Syfuß, Enno
Relation und Resonanz
Die Bedeutung des musikalischen Lernens für die Entwicklung der kindlichen Wirklichkeit unter Berücksichtigung konstruktivistischer und neurobiologischer Perspektiven
Die beiden titelgebenden Begriffe „Relation“ und „Resonanz“ verdanken sich hochkomplexen philosophischen Überlegungen über die menschliche Erkenntnisfähigkeit. Enno Syfuß greift dabei zurück auf die älteren agnostischen Vorstellungen, dass das menschliche Wissen um die Wirklichkeit nur eine Konstruktion sei, und schließt sich den neueren moderaten Formen des Konstruktivismus an, die zumindest die Idee von Relationen zwischen Wahrnehmung und Wirklichkeit akzeptieren und individuelle Aneignungen vorsehen können.

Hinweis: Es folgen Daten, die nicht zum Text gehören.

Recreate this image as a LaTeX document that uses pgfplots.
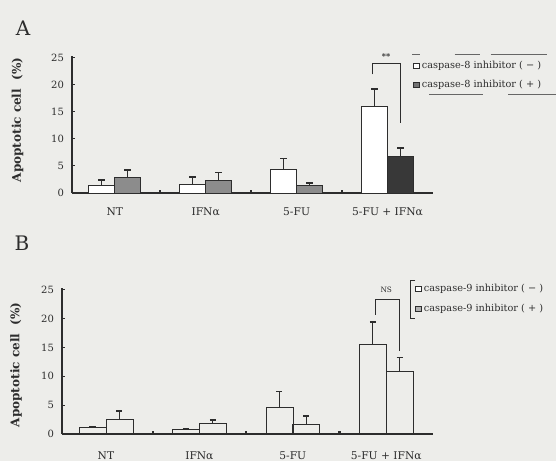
\documentclass[border=0pt]{standalone}
\usepackage{pgfplots}
\pgfplotsset{compat=1.18}
\usepackage{fontspec}
\setmainfont{DejaVu Serif}
\definecolor{bg}{RGB}{237,237,234}
\definecolor{ink}{RGB}{45,45,45}
\begin{document}
\begin{tikzpicture}[x=1pt,y=1pt]
\fill[bg] (0,0) rectangle (417,345.75);
\path[use as bounding box] (0,0) rectangle (417,345.75);
\node[font=\fontsize{15}{15}\selectfont, text=ink] at (17.25,324.75) {A};
\node[font=\fontsize{15}{15}\selectfont, text=ink] at (16.5,163.5) {B};
\pgfplotsset{
  panel/.style={
    scale only axis,
    axis x line=bottom, axis y line=left,
    axis line style={-, line width=1.3pt, ink},
    xmin=-0.47, xmax=3.5, ymin=0, ymax=25.3,
    ytick={0,5,...,25},
    tick align=inside,
    major tick length=2.5pt,
    ytick style={line width=0.8pt, ink},
    xtick={0,1,2,3},
    xticklabels={NT, IFNα, 5-FU, 5-FU + IFNα},
    xtick style={draw=none},
    extra x ticks={0.5,1.5,2.5},
    extra x tick labels={},
    extra x tick style={xtick style={draw=ink, line width=1.6pt}, major tick length=2pt},
    /pgf/number format/assume math mode=true,
    yticklabel style={font=\fontsize{7.5}{8}\selectfont, text=ink, xshift=-2.5pt},
    xticklabel style={font=\fontsize{8}{9}\selectfont, text=ink},
    ylabel={Apoptotic cell\ \ (\%)},
    ylabel style={font=\bfseries\fontsize{9}{10}\selectfont, text=ink, anchor=center},
    clip=false,
    legend style={draw=none, fill=none, font=\fontsize{7.3}{9}\selectfont, text=ink,
      row sep=3.5pt, cells={anchor=west}, inner sep=0pt},
  },
  ebA/.style={error bars/.cd, y dir=plus, y explicit, error mark=|,
    error bar style={line width=0.6pt, ink},
    error mark options={line width=1.2pt, mark size=2.5pt, ink}},
  ebB/.style={error bars/.cd, y dir=plus, y explicit, error mark=|,
    error bar style={line width=0.5pt, ink},
    error mark options={line width=1.1pt, mark size=2.3pt, ink}},
}
% Panel A
\begin{axis}[panel,
  at={(54pt,201pt)}, anchor=south west,
  width=270.75pt, height=102.75pt,
  xticklabel style={yshift=-7.5pt},
  ylabel style={at={(axis description cs:-0.151,0.533)}},
  legend style={at={(axis description cs:0.945,0.985)}, anchor=north west},
]
\addplot[ybar, bar width=19.5pt, bar shift=0pt, fill=white, draw=ink, line width=0.7pt,
  legend image code/.code={\draw[ink, fill=white, line width=0.4pt] (0pt,-2pt) rectangle (4pt,2pt);},
  ebA]
  coordinates {(-0.1433,1.3) +- (0,1.1) (0.8567,1.65) +- (0,1.35) (1.8567,4.3) +- (0,2.1) (2.8567,15.9) +- (0,3.3)};
\addlegendentry{caspase-8 inhibitor ( − )}
\addplot[ybar, bar width=19.5pt, bar shift=0pt, fill=black!45, draw=ink, line width=0.7pt,
  legend image code/.code={\draw[ink, fill=black!55, line width=0.4pt] (0pt,-2pt) rectangle (4pt,2pt);},
  ebA]
  coordinates {(0.1433,2.85) +- (0,1.35) (1.1433,2.4) +- (0,1.4) (2.1433,1.4) +- (0,0.5)};
\addlegendentry{caspase-8 inhibitor ( + )}
\addplot[forget plot, ybar, bar width=19.5pt, bar shift=0pt, fill=black!78, draw=ink, line width=0.7pt, ebA]
  coordinates {(3.1433,6.7) +- (0,1.6)};
\draw[ink, line width=0.7pt] (axis cs:2.83,21.9) -- (axis cs:2.83,24.0) -- (axis cs:3.14,24.0) -- (axis cs:3.14,13.0);
\node[font=\bfseries\fontsize{6}{6}\selectfont, text=ink] at (axis cs:2.985,25.2) {**};
\end{axis}
% scan-like rule marks around legend A
\draw[black!60, line width=0.5pt] (309,305.25) -- (315,305.25) (341,305.25) -- (360,305.25) (368,305.25) -- (410,305.25);
\draw[black!60, line width=0.5pt] (322,275.25) -- (362,275.25) (381,275.25) -- (417,275.25);
% Panel B
\begin{axis}[panel,
  at={(46.5pt,20.25pt)}, anchor=south west,
  width=278.25pt, height=109.5pt,
  xticklabel style={yshift=-9.5pt},
  ylabel style={at={(axis description cs:-0.124,0.473)}},
  legend style={at={(axis description cs:0.952,1.045)}, anchor=north west},
]
\addplot[ybar, bar width=20.25pt, bar shift=0pt, fill=none, draw=ink, line width=0.5pt,
  legend image code/.code={\draw[ink, fill=white, line width=0.4pt] (0pt,-2pt) rectangle (4pt,2pt);},
  ebB]
  coordinates {(-0.144,1.1) +- (0,0.2) (0.856,0.8) +- (0,0.15) (1.856,4.6) +- (0,2.8) (2.856,15.5) +- (0,3.9)};
\addlegendentry{caspase-9 inhibitor ( − )}
\addplot[ybar, bar width=20.25pt, bar shift=0pt, fill=none, draw=ink, line width=0.5pt,
  legend image code/.code={\draw[ink, fill=black!30, line width=0.4pt] (0pt,-2pt) rectangle (4pt,2pt);},
  ebB]
  coordinates {(0.144,2.5) +- (0,1.5) (1.144,1.8) +- (0,0.6) (2.144,1.7) +- (0,1.4) (3.144,10.9) +- (0,2.4)};
\addlegendentry{caspase-9 inhibitor ( + )}
\draw[ink, line width=0.6pt] (axis cs:2.88,20.7) -- (axis cs:2.88,23.3) -- (axis cs:3.14,23.3) -- (axis cs:3.14,14.4);
\node[font=\fontsize{5.5}{6}\selectfont, text=ink] at (axis cs:3.0,24.9) {NS};
\end{axis}
\draw[ink, line width=0.6pt] (311.5,135.75) -- (307.5,135.75) -- (307.5,107.25) -- (311.5,107.25);
\end{tikzpicture}
\end{document}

Seinem Buch liegt eine Dissertation zugrunde. Und sie stellt sich vergleichbar zu anderen Arbeiten als ein Work-in-Progress dar, wodurch sich die anfänglichen sehr langen Ausführungen zum Wirklichkeitsbegriff und die begleitenden Erörterungen zu unterschiedlichen systemtheoretischen Modellen erklären. Was er als Grundlage seiner weiteren Betrachtungen braucht, ist letztendlich nur ein Relationsbegriff, der dynamisch ist und kognitive wie somatische Faktoren umschließt bezüglich der geistigen Repräsentation der materiellen Welt. Es handelt sich dabei letztlich um eine sympathische Setzung, denn das dahinter stehende Problem, wie Materielles zu einem geistigen Vorgang wird, erscheint seit Jahrtausenden unlösbar.
Syfuß befragt vor allem die Neurobiologie bzw. Hirnforschung nach Lösungsansätzen. Nachdrücklich hebt er vor allem die erst aus den 1990er Jahren datierenden Forschungen zu den Spiegelneuronen hervor. Beobachtete menschliche Handlungen führen zu neuronalen Handlungsimpulsen, die auch als Grundlage zwischenmenschlichen Verstehens interpretiert wurden. Syfuß billigt den Spiegelneuronen eine besondere Rolle für das Musiklernen zu. Sie scheinen verantwortlich für den motorischen Nachvollzug wie auch das Hören und die Koordination mit anderen SpielerInnen. In welchem Ausmaß sie tatsächlich verantwortlich sind, weiß man einstweilen aber nicht. Denn es gibt dazu keine speziellen Untersuchungen. Allerdings würden sie sich durch das von Ganzheits-und Gestaltpsychologen schon immer gern zitierte Beispiel des Gesangsunterrichts stützen lassen, nämlich dass das Vormachen wirksamer ist als die Erklärung von zu betätigenden Muskelgruppen des Kehlkopfs.
Syfuß hat eine bewunderungswürdige Fülle an hirnphysiologischer Literatur aufgearbeitet, die offensichtlich eine große Faszination auf ihn ausgestrahlt hat. Dabei kann einem sicher leicht auch der Blick dafür verlorengehen, dass es sich um eine Wissenschaftsdisziplin handelt, die durchaus noch in den Anfängen steckt, weil sie nur neurobiologische Reaktionen messen und diese lediglich auf der Grundlage psychischer Erscheinungen deuten kann, Letztere aber nicht erklärt. Das vorliegende Buch enthält weiterhin Ausführungen zur Entwicklungspsychologie mit einer besonderen Betonung der Theorie von Jean Piaget.
Und es wird ergänzt durch musikpädagogische Beispiele. Letztere machen den interessantesten Teil des Buchs aus, da Enno Syfuß ausgezeichnete Analysen von Lernvorgängen zu leisten vermag. So besticht beispielsweise die Darlegung von Lernschritten eines Kindes bei einem einfachen Klatschspiel. Ob und wie diese Lernschritte mit Spiegelneuronen zusammenhängen, lässt sich aber einstweilen nicht genau beschreiben.